(Exercise goal): Send back exactly the lines from the opening line of the records below through the one with "import * as echarts".

>> begin Data section

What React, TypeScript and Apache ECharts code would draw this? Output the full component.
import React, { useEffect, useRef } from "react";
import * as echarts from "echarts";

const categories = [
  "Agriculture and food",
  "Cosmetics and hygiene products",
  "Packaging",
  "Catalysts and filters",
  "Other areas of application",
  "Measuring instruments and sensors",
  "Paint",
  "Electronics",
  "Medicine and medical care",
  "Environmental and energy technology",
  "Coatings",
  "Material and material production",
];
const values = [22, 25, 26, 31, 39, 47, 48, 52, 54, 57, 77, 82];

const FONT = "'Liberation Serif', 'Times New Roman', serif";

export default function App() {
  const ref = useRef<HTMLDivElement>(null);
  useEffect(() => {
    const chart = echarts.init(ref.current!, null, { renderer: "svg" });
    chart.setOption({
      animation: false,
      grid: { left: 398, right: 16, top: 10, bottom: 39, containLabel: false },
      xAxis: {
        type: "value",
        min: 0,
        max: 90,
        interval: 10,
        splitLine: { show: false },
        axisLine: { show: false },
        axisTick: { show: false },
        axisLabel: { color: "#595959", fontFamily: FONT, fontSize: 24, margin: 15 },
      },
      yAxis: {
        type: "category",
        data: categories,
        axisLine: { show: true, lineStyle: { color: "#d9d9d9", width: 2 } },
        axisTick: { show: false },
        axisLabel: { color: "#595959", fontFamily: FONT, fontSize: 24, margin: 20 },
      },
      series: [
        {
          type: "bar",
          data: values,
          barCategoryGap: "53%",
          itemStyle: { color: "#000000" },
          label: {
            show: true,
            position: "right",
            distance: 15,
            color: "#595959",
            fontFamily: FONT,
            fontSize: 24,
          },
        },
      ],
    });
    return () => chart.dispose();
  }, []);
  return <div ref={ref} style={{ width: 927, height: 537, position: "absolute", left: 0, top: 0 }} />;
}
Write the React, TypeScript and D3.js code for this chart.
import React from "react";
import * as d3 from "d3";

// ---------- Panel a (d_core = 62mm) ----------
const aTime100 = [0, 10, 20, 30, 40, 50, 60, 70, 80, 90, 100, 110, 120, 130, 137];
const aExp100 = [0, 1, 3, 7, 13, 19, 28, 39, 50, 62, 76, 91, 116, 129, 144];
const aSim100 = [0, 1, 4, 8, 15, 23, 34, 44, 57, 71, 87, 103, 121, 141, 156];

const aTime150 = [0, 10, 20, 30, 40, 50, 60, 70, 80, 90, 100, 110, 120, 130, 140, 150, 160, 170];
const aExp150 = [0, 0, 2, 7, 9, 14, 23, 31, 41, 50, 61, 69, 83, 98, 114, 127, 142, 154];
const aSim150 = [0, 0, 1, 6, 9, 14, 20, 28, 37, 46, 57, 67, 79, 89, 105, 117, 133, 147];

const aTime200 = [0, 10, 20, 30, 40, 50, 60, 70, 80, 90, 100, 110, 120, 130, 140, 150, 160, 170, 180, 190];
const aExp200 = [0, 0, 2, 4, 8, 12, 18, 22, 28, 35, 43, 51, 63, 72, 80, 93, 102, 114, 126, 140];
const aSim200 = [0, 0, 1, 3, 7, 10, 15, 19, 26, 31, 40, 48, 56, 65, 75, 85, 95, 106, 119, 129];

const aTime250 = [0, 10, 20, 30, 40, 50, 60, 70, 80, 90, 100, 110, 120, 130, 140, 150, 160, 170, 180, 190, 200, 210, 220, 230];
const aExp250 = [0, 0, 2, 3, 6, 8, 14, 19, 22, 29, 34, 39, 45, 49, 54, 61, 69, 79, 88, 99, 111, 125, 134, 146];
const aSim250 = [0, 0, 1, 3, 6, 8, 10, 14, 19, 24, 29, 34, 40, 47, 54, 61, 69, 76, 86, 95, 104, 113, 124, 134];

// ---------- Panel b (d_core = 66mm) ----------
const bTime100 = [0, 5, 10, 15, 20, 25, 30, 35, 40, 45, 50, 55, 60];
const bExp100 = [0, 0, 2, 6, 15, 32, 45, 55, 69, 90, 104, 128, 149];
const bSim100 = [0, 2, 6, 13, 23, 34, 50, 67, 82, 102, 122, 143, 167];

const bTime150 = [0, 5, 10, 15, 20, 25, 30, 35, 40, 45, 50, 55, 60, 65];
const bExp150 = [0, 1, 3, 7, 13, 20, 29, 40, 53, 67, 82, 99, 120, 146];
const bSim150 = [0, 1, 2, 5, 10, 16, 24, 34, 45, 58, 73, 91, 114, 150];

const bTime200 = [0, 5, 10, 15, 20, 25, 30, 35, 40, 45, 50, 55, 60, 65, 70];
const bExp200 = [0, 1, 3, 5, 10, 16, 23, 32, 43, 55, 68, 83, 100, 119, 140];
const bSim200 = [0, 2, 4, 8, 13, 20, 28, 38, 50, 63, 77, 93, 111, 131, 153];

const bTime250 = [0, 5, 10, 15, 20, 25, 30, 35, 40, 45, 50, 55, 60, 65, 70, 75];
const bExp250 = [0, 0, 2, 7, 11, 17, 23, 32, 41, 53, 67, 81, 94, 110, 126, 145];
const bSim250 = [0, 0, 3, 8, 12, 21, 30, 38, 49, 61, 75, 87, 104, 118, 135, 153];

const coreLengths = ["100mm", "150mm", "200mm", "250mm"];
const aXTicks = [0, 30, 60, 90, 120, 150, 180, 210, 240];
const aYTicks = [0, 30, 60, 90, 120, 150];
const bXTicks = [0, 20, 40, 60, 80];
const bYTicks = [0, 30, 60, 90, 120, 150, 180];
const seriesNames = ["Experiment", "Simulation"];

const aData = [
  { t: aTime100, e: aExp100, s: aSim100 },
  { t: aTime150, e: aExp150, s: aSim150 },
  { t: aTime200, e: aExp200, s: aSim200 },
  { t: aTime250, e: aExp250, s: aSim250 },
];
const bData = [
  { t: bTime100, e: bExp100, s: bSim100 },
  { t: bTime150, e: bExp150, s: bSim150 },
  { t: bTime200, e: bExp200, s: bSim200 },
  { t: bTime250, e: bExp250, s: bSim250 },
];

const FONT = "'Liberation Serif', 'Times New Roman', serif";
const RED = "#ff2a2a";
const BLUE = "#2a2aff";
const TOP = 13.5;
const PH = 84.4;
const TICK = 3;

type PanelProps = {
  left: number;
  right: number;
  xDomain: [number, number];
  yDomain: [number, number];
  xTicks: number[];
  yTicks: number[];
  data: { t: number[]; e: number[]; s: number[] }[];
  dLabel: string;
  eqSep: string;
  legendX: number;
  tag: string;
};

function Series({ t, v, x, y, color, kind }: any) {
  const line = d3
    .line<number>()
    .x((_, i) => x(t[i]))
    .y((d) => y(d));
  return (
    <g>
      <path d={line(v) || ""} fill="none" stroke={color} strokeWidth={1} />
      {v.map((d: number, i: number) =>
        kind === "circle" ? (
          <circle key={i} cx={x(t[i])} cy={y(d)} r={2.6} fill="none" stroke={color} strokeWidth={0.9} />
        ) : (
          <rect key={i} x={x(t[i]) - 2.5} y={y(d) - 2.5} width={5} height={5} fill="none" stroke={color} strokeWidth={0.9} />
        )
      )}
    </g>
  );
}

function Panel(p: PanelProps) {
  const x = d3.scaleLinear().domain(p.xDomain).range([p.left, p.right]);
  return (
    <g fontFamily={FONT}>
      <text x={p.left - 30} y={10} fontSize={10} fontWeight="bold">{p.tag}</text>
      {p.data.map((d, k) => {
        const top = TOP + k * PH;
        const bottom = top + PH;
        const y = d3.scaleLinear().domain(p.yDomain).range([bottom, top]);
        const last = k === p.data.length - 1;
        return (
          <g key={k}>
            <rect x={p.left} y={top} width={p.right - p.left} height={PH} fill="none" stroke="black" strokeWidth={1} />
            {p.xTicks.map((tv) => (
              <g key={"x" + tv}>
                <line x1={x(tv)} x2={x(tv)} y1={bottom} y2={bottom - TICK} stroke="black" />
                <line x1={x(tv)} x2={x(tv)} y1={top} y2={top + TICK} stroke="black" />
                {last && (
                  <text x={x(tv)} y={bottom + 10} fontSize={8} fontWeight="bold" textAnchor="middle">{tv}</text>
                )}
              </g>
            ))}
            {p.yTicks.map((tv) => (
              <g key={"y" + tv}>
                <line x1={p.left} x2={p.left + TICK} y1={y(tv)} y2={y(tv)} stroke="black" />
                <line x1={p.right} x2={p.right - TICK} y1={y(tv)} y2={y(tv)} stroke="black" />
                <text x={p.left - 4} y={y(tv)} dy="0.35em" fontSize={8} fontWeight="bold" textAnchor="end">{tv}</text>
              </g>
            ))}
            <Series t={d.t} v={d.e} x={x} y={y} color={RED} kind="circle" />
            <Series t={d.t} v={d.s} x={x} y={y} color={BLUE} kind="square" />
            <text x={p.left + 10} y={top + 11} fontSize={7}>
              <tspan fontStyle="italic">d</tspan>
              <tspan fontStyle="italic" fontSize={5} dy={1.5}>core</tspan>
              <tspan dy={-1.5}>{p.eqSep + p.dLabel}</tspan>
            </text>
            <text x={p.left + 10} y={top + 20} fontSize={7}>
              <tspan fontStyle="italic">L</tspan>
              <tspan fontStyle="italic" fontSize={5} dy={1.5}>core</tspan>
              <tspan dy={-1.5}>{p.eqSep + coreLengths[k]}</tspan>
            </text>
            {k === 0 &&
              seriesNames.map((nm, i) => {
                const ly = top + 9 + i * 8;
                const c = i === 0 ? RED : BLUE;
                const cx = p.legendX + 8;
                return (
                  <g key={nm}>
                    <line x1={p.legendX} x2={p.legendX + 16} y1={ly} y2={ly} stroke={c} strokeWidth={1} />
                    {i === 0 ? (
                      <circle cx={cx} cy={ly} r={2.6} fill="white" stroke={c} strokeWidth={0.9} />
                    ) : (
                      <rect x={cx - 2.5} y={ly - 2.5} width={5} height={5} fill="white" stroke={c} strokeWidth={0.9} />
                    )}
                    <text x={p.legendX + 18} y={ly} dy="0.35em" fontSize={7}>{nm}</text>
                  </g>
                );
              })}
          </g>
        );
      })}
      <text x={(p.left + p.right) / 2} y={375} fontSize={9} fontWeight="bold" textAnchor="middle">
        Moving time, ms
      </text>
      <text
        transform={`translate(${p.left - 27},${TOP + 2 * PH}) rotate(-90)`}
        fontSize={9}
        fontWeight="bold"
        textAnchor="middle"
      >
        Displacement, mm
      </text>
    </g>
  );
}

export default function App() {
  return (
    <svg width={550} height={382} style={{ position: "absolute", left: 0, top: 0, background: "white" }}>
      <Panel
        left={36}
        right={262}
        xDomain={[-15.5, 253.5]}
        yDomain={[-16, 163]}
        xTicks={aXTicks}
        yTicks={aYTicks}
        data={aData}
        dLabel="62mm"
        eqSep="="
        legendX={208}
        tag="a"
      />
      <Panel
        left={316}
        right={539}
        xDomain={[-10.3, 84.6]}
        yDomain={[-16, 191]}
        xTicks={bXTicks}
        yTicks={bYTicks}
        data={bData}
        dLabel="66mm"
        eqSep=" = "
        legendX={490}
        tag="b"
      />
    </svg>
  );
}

>> end Data section

(Solution below):
What React, TypeScript and Apache ECharts code would draw this? Output the full component.
import React, { useEffect, useRef } from "react";
import * as echarts from "echarts";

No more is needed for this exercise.